Lying on the sea floor about 27 meters below the surface, the vessel was first discovered in waters off Nan'ao Island in Shantou, south China's Guangdong Province, on May 25, 2007. With its upper structure missing, the wreck is approximately 25 meters long and 7 meters wide. But, covered in a thick layer of silt, the ship and its cargo were very well preserved.
The artifacts found in the sunken vessel were mostly porcelain ware, the Guangdong Bureau of Cultural Heritage (GBCH) said. Most of it was blue and white porcelain plates, bowls, cups, pots and vases made in Pinghe, southeast China's Fujian Province, and Jingdezhen, east China's Jiangxi Province. In addition, a small number of glazed pottery jars, iron pots, and copper plates were found.
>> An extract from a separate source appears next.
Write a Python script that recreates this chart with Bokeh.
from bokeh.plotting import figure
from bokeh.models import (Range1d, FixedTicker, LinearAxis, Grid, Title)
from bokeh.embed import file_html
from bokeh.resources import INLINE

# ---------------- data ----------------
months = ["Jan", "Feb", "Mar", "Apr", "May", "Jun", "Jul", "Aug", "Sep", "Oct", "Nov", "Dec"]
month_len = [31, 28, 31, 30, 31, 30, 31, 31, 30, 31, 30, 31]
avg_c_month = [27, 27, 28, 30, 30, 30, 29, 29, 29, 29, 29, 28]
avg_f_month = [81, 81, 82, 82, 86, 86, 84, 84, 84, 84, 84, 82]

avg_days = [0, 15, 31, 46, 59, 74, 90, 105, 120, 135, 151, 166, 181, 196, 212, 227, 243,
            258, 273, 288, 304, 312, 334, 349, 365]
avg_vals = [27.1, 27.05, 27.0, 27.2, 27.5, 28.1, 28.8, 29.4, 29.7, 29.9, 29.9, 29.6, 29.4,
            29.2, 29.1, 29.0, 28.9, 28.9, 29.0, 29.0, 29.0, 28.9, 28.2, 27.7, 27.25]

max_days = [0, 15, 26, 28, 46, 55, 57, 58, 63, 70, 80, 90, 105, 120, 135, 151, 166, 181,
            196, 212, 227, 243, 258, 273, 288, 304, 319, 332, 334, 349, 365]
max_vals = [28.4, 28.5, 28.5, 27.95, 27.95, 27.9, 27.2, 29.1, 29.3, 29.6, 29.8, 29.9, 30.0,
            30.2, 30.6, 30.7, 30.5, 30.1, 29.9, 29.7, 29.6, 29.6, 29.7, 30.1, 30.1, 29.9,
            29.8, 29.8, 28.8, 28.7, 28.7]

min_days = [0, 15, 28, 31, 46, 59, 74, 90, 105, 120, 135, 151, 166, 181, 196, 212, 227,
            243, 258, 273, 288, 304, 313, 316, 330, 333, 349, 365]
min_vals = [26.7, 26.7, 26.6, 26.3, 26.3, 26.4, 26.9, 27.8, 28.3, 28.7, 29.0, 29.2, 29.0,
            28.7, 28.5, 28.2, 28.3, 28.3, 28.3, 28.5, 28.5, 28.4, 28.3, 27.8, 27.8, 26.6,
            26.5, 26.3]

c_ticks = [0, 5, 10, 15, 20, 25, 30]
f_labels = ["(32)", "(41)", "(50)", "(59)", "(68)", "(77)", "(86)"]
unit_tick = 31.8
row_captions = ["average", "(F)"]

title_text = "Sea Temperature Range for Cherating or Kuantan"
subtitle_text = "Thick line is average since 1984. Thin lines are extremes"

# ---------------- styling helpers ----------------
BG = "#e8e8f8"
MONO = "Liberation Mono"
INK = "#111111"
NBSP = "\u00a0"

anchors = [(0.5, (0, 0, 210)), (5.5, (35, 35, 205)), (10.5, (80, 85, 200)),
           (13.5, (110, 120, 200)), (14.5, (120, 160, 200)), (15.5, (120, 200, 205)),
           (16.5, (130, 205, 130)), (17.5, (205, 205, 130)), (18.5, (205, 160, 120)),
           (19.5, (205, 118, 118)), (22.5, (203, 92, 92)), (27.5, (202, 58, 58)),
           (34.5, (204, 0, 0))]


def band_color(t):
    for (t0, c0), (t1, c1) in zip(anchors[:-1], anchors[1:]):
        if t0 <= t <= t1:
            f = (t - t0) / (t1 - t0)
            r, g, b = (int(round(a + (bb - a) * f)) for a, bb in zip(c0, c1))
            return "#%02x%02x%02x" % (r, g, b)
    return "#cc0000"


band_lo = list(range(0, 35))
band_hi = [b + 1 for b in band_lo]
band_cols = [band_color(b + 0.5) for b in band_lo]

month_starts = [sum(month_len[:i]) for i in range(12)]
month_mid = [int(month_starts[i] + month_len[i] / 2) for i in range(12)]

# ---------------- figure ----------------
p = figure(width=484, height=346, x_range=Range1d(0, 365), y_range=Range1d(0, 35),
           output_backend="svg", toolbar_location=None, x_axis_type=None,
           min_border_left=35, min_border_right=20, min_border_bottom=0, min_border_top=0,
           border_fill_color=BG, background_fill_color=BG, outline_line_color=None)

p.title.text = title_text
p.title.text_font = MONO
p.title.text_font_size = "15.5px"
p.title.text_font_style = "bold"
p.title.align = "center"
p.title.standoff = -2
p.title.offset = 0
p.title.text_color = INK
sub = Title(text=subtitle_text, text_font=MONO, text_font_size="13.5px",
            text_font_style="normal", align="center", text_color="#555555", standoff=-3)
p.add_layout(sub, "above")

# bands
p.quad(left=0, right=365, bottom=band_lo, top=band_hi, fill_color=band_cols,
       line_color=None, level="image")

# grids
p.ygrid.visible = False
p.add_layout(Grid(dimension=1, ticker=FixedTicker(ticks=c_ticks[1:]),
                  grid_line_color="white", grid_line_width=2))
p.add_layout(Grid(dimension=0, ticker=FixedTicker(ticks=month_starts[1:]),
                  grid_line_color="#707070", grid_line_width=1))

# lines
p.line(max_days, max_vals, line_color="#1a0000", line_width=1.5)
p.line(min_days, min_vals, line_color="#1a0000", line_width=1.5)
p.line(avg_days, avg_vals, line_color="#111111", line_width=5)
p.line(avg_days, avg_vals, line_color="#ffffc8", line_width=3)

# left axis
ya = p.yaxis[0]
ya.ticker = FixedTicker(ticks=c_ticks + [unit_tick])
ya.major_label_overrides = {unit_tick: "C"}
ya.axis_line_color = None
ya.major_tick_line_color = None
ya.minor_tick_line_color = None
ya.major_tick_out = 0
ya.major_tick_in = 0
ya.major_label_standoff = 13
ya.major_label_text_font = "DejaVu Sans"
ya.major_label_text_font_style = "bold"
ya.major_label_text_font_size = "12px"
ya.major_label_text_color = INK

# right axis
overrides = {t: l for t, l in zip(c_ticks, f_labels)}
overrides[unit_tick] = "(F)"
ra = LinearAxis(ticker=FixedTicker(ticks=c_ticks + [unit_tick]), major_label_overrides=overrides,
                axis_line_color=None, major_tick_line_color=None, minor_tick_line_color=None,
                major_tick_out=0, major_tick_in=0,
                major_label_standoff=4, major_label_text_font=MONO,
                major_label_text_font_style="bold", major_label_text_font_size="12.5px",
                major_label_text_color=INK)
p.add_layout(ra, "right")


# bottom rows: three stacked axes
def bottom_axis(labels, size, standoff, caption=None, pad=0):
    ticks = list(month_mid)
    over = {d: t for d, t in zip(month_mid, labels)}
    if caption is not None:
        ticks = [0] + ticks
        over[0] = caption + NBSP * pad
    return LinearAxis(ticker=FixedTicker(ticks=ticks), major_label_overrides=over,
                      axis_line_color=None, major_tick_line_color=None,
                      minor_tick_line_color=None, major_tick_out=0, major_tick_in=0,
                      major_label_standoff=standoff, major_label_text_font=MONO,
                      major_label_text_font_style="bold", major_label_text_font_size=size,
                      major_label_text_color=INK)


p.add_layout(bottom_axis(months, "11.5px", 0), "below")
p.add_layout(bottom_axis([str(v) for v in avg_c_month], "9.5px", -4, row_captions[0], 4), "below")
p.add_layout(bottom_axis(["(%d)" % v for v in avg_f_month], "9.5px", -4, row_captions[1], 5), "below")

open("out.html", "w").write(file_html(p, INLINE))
"The private kilns in Pinghe were famous for their porcelain production for overseas sale during the Ming and Qing dynasties (1368-1911)," said Chen Huasha, a porcelain expert from the Palace Museum in Beijing. "By comparison, the products in Jingdezhen were of finer workmanship and usually with thinner roughcast."
Before the salvage, the estimated number of chinaware pieces in the sunken ship was between 10,000 and 60,000. "Undoubtedly Nan'ao 1, which was carrying a large cargo, is a rare undersea treasure, but it's still too early to predict how many cultural relics it contains," said Wei Jun, Deputy Director of the GBCH, who is also in charge of the underwater excavation of the vessel.
Among the discovered relics, six copper plates and some copper coins have drawn wide attention, because overseas copper trade was prohibited during the Ming Dynasty, leading some to think Nan'ao 1 was a smugglers' ship. But copper material alone is not enough evidence to prove Nan'ao 1 guilty of smuggling, experts said.
Li Ji, Deputy Director of the Palace Museum, said some trade laws issued by the imperial court existed in name only, especially in the late period of the dynasty. So it was common for a merchant ship to carry secretly contraband goods. In addition, copper materials may have served as ballast.